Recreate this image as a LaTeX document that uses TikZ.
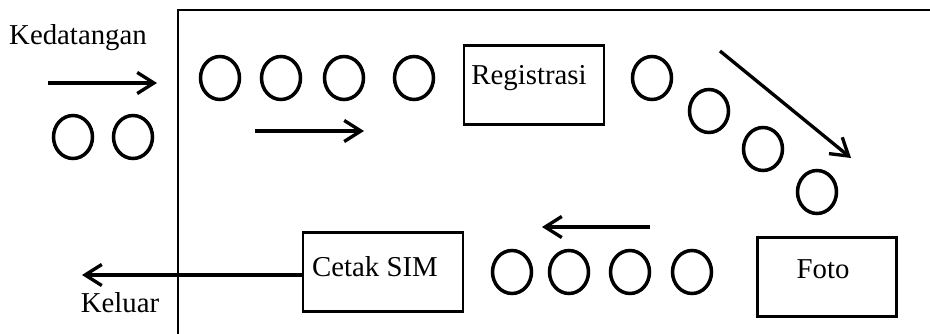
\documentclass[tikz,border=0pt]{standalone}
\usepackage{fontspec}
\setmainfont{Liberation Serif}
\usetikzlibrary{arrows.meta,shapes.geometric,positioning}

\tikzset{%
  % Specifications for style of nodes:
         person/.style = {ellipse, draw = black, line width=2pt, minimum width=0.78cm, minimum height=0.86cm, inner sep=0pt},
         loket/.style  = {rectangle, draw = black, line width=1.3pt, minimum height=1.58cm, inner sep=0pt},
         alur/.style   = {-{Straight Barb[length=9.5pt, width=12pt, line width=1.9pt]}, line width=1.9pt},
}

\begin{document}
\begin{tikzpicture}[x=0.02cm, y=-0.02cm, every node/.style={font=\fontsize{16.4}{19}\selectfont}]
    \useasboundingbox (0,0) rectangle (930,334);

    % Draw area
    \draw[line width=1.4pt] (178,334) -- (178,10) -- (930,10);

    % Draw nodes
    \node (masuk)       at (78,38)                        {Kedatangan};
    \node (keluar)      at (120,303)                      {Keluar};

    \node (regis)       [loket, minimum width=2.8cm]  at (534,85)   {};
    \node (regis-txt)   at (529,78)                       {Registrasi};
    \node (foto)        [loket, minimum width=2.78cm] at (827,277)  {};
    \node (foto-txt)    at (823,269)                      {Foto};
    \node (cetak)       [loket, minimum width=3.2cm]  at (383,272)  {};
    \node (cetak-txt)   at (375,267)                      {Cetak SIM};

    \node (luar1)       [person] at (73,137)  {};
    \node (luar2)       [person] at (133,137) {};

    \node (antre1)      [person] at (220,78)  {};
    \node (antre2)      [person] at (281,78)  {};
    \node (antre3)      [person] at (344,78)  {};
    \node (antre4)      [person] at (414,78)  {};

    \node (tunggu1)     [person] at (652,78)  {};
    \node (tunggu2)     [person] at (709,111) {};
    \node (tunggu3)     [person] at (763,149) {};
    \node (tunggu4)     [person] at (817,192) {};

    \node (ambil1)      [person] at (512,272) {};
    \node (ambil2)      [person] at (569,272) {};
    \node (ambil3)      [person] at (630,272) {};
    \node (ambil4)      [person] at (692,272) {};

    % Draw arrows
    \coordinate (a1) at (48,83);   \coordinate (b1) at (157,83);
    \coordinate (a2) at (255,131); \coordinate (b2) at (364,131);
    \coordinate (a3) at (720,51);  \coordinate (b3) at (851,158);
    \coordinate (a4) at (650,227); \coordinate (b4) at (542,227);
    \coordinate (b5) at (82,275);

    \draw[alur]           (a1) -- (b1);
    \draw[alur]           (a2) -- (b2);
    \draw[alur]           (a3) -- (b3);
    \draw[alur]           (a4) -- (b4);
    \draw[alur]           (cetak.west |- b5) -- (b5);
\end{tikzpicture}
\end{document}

(Set problem)
All of the lines above should be retyped precisely, apart from the pictures.

(Solution)
Recreate this image as a LaTeX document that uses TikZ.
\documentclass[tikz,border=0pt]{standalone}
\usepackage{fontspec}
\setmainfont{Liberation Serif}
\usetikzlibrary{arrows.meta,shapes.geometric,positioning}

\tikzset{%
  % Specifications for style of nodes:
         person/.style = {ellipse, draw = black, line width=2pt, minimum width=0.78cm, minimum height=0.86cm, inner sep=0pt},
         loket/.style  = {rectangle, draw = black, line width=1.3pt, minimum height=1.58cm, inner sep=0pt},
         alur/.style   = {-{Straight Barb[length=9.5pt, width=12pt, line width=1.9pt]}, line width=1.9pt},
}

\begin{document}
\begin{tikzpicture}[x=0.02cm, y=-0.02cm, every node/.style={font=\fontsize{16.4}{19}\selectfont}]
    \useasboundingbox (0,0) rectangle (930,334);

    % Draw area
    \draw[line width=1.4pt] (178,334) -- (178,10) -- (930,10);

    % Draw nodes
    \node (masuk)       at (78,38)                        {Kedatangan};
    \node (keluar)      at (120,303)                      {Keluar};

    \node (regis)       [loket, minimum width=2.8cm]  at (534,85)   {};
    \node (regis-txt)   at (529,78)                       {Registrasi};
    \node (foto)        [loket, minimum width=2.78cm] at (827,277)  {};
    \node (foto-txt)    at (823,269)                      {Foto};
    \node (cetak)       [loket, minimum width=3.2cm]  at (383,272)  {};
    \node (cetak-txt)   at (375,267)                      {Cetak SIM};

    \node (luar1)       [person] at (73,137)  {};
    \node (luar2)       [person] at (133,137) {};

    \node (antre1)      [person] at (220,78)  {};
    \node (antre2)      [person] at (281,78)  {};
    \node (antre3)      [person] at (344,78)  {};
    \node (antre4)      [person] at (414,78)  {};

    \node (tunggu1)     [person] at (652,78)  {};
    \node (tunggu2)     [person] at (709,111) {};
    \node (tunggu3)     [person] at (763,149) {};
    \node (tunggu4)     [person] at (817,192) {};

    \node (ambil1)      [person] at (512,272) {};
    \node (ambil2)      [person] at (569,272) {};
    \node (ambil3)      [person] at (630,272) {};
    \node (ambil4)      [person] at (692,272) {};

    % Draw arrows
    \coordinate (a1) at (48,83);   \coordinate (b1) at (157,83);
    \coordinate (a2) at (255,131); \coordinate (b2) at (364,131);
    \coordinate (a3) at (720,51);  \coordinate (b3) at (851,158);
    \coordinate (a4) at (650,227); \coordinate (b4) at (542,227);
    \coordinate (b5) at (82,275);

    \draw[alur]           (a1) -- (b1);
    \draw[alur]           (a2) -- (b2);
    \draw[alur]           (a3) -- (b3);
    \draw[alur]           (a4) -- (b4);
    \draw[alur]           (cetak.west |- b5) -- (b5);
\end{tikzpicture}
\end{document}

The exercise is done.